EXERCISE DESCRIPTION: State how many lines include "page", giving the number by itself.

RECORDS FOR THIS TASK:
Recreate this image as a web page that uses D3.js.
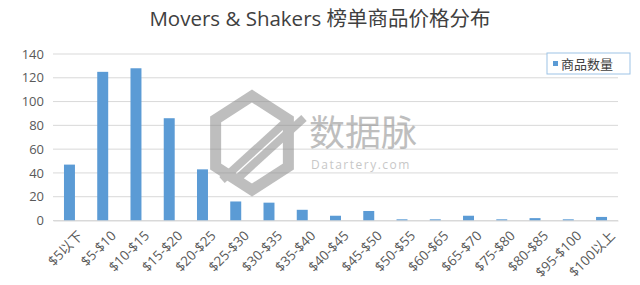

==

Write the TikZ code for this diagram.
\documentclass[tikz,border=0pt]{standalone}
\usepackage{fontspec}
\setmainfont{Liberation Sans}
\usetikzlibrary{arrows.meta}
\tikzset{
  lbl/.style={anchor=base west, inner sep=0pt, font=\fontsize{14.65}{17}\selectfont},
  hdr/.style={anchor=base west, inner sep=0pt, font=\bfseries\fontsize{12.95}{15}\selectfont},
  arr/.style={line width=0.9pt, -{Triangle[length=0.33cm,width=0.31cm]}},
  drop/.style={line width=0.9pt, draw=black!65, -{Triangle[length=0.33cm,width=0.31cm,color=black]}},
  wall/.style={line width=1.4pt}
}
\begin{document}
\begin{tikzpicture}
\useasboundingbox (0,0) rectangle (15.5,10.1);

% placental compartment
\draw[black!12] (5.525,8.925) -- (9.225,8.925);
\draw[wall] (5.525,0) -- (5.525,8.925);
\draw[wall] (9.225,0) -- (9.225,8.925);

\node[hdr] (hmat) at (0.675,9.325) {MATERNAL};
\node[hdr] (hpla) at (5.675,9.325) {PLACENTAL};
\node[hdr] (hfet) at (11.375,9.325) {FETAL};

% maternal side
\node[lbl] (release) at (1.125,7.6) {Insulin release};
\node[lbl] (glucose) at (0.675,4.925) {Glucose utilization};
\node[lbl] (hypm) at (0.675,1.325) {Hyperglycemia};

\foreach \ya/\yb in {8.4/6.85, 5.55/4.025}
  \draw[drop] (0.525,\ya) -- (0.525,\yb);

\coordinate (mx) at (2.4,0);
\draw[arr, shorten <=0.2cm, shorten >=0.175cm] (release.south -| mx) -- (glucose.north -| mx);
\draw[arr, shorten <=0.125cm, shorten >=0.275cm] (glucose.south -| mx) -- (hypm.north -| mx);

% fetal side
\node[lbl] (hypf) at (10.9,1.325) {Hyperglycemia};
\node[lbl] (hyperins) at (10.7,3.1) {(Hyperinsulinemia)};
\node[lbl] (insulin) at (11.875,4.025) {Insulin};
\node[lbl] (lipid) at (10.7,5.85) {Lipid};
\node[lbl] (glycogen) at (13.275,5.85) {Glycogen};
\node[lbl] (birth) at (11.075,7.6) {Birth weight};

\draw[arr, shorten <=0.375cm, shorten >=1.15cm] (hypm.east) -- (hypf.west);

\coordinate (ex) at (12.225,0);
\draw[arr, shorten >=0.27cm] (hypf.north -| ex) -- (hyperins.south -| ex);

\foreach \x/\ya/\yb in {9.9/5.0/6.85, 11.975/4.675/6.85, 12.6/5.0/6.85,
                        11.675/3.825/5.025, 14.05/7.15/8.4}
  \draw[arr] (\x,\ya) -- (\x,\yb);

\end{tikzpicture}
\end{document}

==

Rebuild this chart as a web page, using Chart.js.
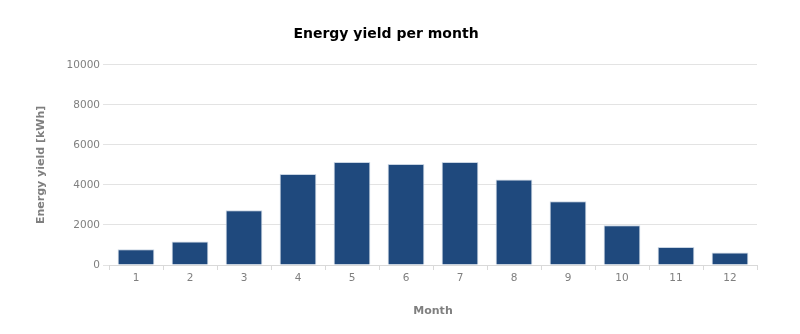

TASK RESPONSE: 2